Porque nuestro futuro democrático depende de las mujeres
El Ocho de Marzo es la fiesta del todo en uno. El Ocho de Marzo de las mimosas; el Ocho de Marzo de las iniciativas dedicadas, de los museos y cines gratuitos, de la jornada de reflexión, de la atención ad hoc, del haz de luz que ilumina, en fin, no podemos pedir más de este Ocho de Marzo. ¿No?
Alguien, una adolescente, gritó con vehemencia a los presentes, totalmente desprevenidos, «no queremos mimosas». Me sobrecogió el tono, antes de comprender el significado. Sentí el enfado, lo compartí, aunque yo no era chica. Estábamos entonces en el pasado siglo XX… pero las palabras de aquella adolescente no las he olvidado -«¡no más flores!»- porque seguramente decían algo más que no sé si todos entendimos: yo, el asombrado director, los silenciosos profesores, los admirados alumnos.
El mensaje llega muy claro incluso hoy. Las cuentas no cuadran. No cuadran, por ejemplo, en los centros educativos donde gran parte de los que ejercen su magisterio y su licenciatura como educadores son mujeres, pero muy pocas se encuentran en los libros y planes de estudio, casi ni siquiera por accidente.
Las mujeres no suman en el reconocimiento.

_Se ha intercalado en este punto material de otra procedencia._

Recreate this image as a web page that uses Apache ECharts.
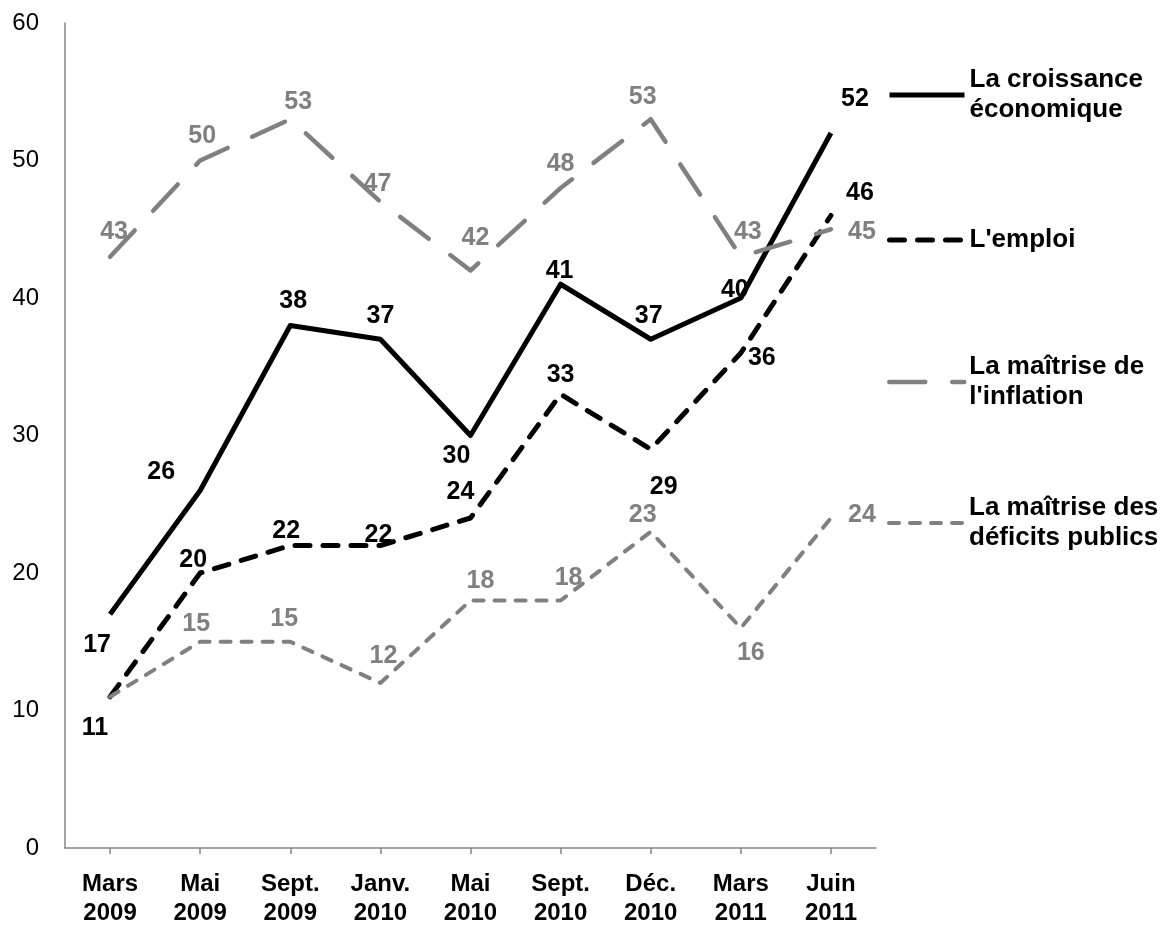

Los chicos somos buenos, las chicas son diligentes. Si hay un destello para los chicos es el talento Para ellas, las chicas, algunas excentricidades que hay que volver a meter en cintura. Y no se diga en casa, es decir, en las expectativas de las familias, en la transmisión de los roles, en las relaciones donde la libertad sexual recién conquistada se entiende de manera decididamente asimétrica.
No, las cuentas no cuadran, hay que decirlo, no callarlo poniéndole una flor aunque sea mimosa. De nuevo, se trata de una batalla que no es -únicamente- por la igualdad, sino por la libertad. Son dos competiciones o ligas muy distintas: la de la igualdad y la de la libertad.
La cuestión sigue presente y, por eso las cuentas siguen sin cuadrar tampoco ahora. El desafío que la libertad de las mujeres planteó a las democracias, construidas sobre pilares que no la contemplaban, fue difícil desde el principio porque no solamente se exige la inclusión sino también la transformación.
Las mujeres no dicen -sólo-: queremos que nos admitan donde antes no estábamos, queremos que caiga la discriminación. Sino dicen -también-: este espacio público, construido in absentia, debe cambiar ahora que lo habitamos. El tiempo y el espacio, los horarios y las ciudades, los hábitos, los roles deben cambiar.
Todos tenemos que cambiar, también los hombres, porque nada es como antes, como cuando ellas se quedaban en casa cuidando a los niños, atendiendo a los enfermos, a los ancianos, y cerrando los ojos de los muertos. Nada es como cuando las mujeres no eran libres.
No hace falta ser un gran analista para comprender cómo este desafío afecta a la crisis de lo que hoy llamamos Occidente. Cómo la nostalgia del tiempo que no previó su libertad sostiene el galope y el viento de la derecha en todas partes.
Pero para defender las conquistas duramente ganadas y, sobre todo, para crear consenso en torno a estas batallas, necesitamos actualizar el lenguaje y las categorías, o acabamos, como ha sucedido, pensando en las mujeres como parte del paradigma neutro de las minorías oprimidas.
Uno acaba pensando en sí mismo, en una minoría, con importantes consecuencias culturales que le llevan a perder fuerza y sentido de sí mismo y, sobre todo, fuerza. Ni siquiera la gramática de los derechos, la disputa abstracta entre lo civil y lo social, es suficiente.
La lucha contra la violencia machista, la batalla por el pleno empleo de las mujeres, la superación de un bienestar obsoleto,…, no son reivindicaciones de nuevos derechos. Son cuestiones políticas, que exigen un cambio general. La nostalgia, la reacción, la regresión, prevalecen allí donde la política, la otra política, no ha sabido reconocer y acompañar adecuadamente este proceso.
No es cuestión de extremismo o de moderación, sino de reconocimiento: ser capaces de ver a las mujeres, sus necesidades, optando por apoyar el ejercicio de su libertad, sin la cual no hay futuro democrático posible.